What to watch: Investors will continue monitoring PayPal’s execution of the transition from a standalone payment solution to a fully integrated payment ecosystem. Markets will also watch whether PayPal’s several initiatives to improve the checkout experience succeed in curbing market share losses.
Context: The US dollar continued its downward trajectory on Tuesday, with growing speculations of interest rates easing.
Details: US President Donald Trump’s threats to impose tariffs on various imports led to concerns over rising manufacturing costs. The adverse impact on economic growth has been weighing on market sentiment.
The Trump administration provided more details on Tuesday of plans to make semiconductor restrictions for China even more stringent, in an attempt to reduce the Asian nation’s technology dominance.
Meanwhile, comments from US Secretary of the Treasury, Scott Bessent, on Tuesday suggested that interest rates could fall in the country even without the Federal Reserve’s actions. The Trump administration’s policies may trigger a decline in US yields, Bessent said, which would exert pressure on the US dollar.
The US released the House Price Index, which rose to 4.7% in December, from 4.5% in the previous month. The figure came in higher than market expectations of 4.1% but failed to lift sentiment.
Consumer confidence in the US plummeted to 98.3 in February, from 105.3 in the previous month. The figure was significantly short of market estimates of a reading of 102.5.
The US dollar index, which measures the greenback’s performance versus a basket of major peers, fell around 0.3% to 106.27 on Tuesday. The index is down almost 1.5% over the past month.
What to watch: Investors will continue monitoring President Donald Trump’s moves to impose tariffs on imports into the US.
Markets will also watch comments by Federal Reserve officials for any indication of whether policymakers are leaning towards a rate cut.
The US is scheduled to report new home sales data today (19:00 UAE Time). Sales of new single-family homes rose by 3.6% to an annualised rate of 698,000 in December, beating market expectations of 670,000. The US is also gearing up to release durable goods orders and initial jobless claims on Thursday.
Other Markets: US trading indices closed mostly lower on Monday, with the Dow Jones index up 0.37% and the S&P 500 and Nasdaq 100 down by 0.47% and 1.35%, respectively.
After voting against a UN draft resolution supporting Ukraine, the US presented another resolution that also called for a ceasefire but omitted mention of supporting Ukrainian territorial integrity. The news sent the RUB/USD pair higher in forex trading this morning.

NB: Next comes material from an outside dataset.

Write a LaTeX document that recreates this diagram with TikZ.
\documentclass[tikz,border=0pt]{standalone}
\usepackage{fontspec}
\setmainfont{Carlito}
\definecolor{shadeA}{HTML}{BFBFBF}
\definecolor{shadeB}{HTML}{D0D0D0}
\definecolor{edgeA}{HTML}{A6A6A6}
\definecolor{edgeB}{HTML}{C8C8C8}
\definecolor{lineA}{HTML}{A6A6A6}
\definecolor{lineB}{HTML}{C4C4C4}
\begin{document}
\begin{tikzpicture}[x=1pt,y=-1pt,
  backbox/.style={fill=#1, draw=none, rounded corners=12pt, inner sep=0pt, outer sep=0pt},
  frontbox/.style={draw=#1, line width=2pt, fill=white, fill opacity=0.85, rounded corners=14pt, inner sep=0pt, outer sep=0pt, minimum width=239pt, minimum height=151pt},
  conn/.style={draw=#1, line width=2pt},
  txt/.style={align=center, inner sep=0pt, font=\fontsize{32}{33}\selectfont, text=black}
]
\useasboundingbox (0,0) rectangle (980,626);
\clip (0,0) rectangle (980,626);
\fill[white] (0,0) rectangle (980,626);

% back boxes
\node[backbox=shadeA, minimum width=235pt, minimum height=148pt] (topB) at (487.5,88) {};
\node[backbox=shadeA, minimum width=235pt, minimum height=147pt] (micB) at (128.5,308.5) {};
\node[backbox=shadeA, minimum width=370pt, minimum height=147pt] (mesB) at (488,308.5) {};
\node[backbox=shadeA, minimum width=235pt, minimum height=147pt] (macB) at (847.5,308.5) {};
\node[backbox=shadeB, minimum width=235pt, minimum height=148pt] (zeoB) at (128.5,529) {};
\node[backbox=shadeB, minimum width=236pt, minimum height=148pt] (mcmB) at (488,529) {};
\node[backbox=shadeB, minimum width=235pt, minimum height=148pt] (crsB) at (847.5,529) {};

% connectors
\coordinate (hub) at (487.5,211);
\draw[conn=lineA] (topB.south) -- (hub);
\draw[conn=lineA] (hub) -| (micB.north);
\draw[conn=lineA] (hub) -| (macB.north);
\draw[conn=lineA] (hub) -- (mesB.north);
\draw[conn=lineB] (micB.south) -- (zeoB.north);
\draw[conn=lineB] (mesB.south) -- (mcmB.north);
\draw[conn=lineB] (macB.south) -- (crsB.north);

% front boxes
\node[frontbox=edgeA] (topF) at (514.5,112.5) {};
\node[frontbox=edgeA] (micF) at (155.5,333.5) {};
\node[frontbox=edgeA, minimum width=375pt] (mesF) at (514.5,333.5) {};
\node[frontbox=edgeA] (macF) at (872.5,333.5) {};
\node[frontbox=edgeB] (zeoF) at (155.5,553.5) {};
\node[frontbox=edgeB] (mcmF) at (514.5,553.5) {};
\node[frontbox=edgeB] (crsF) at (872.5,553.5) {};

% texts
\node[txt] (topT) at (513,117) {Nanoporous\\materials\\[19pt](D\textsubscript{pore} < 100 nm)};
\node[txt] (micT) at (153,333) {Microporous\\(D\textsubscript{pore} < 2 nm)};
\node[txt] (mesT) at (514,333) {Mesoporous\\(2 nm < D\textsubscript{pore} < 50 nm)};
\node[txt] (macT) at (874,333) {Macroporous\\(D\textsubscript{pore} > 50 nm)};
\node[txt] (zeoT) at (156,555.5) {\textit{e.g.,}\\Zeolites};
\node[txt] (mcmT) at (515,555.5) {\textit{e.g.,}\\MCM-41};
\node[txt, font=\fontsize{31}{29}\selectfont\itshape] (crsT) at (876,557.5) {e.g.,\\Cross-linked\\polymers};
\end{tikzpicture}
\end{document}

Mexico reported a current account surplus of $12,601 million in the fourth quarter, up from $11,745 million in the year-ago quarter. However, the figure coming in below market expectations exerted pressure on the MXN/USD forex pair.

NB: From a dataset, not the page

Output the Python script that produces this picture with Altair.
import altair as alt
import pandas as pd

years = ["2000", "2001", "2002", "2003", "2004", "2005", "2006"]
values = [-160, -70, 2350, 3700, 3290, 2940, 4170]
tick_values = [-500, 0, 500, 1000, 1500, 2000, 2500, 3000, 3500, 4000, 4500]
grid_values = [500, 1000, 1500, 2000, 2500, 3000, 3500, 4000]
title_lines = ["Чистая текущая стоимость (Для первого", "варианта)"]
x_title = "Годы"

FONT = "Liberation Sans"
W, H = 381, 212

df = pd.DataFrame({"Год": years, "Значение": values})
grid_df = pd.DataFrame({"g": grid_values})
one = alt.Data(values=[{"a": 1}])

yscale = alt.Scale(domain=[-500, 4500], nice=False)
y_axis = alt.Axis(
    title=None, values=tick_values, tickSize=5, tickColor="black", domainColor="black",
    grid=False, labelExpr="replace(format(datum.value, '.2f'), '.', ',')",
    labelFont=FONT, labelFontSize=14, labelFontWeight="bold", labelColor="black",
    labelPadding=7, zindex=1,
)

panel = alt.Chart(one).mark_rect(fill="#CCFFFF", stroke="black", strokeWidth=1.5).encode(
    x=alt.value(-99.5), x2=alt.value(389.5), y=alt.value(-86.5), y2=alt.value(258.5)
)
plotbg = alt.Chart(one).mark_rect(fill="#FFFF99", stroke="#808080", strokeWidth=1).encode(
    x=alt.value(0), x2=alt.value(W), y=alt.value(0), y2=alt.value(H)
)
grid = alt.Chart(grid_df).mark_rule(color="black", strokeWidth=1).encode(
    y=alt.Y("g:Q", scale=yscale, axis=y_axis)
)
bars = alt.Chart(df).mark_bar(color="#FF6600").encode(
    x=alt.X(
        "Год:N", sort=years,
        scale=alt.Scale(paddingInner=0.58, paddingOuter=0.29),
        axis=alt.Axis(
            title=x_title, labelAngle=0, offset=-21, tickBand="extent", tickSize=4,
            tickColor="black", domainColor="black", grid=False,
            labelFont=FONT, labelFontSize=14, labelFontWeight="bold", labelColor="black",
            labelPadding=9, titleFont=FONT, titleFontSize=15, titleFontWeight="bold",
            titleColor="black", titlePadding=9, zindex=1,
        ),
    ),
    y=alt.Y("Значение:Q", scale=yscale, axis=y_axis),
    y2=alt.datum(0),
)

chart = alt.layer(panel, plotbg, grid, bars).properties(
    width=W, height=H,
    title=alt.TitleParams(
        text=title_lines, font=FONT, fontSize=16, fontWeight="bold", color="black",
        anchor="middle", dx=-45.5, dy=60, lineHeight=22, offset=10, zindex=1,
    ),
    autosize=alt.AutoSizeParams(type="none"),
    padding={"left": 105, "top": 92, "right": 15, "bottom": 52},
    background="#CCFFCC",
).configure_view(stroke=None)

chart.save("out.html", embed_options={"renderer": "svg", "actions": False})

Argentina’s economic activity estimator rose by 5.5% year-on-year in December, accelerating from a 0.4% increase in November. The figure surpassing market expectations of 3.5% growth and representing the biggest expansion since August 2022 sent the ARS/USD higher in forex trading this morning.
Australia’s consumer price index (CPI) rose 2.5% year-on-year in January, unchanged from the prior month. However, the figure was lower than market estimates of 2.6%, which exerted pressure on the AUD/USD forex pair.
The American Petroleum Institute reported that US crude oil inventories had declined by 0.64 million barrels in the week ending February 21, following a rise of 3.34 million barrels in the previous week. The figure missed market expectations of a gain of 2.3 million barrels, which sent the WTI up 0.29% to $69.13 on Tuesday.
South Africa’s inflation state (12:00 UAE Time), Spain’s PPI (12:00 UAE Time), Taiwan’s GDP growth and unemployment rate (12:30 UAE Time), Hong Kong’s GDP growth (15:00 UAE Time), Iceland’s unemployment rate (13:00 UAE Time), Switzerland’s economic sentiment (13:00 UAE Time), Canada’s wholesale sales (17:30 UAE Time), EIA’s US crude inventory change (19:30 UAE Time) and Russia’s industrial production (20:00 UAE Time).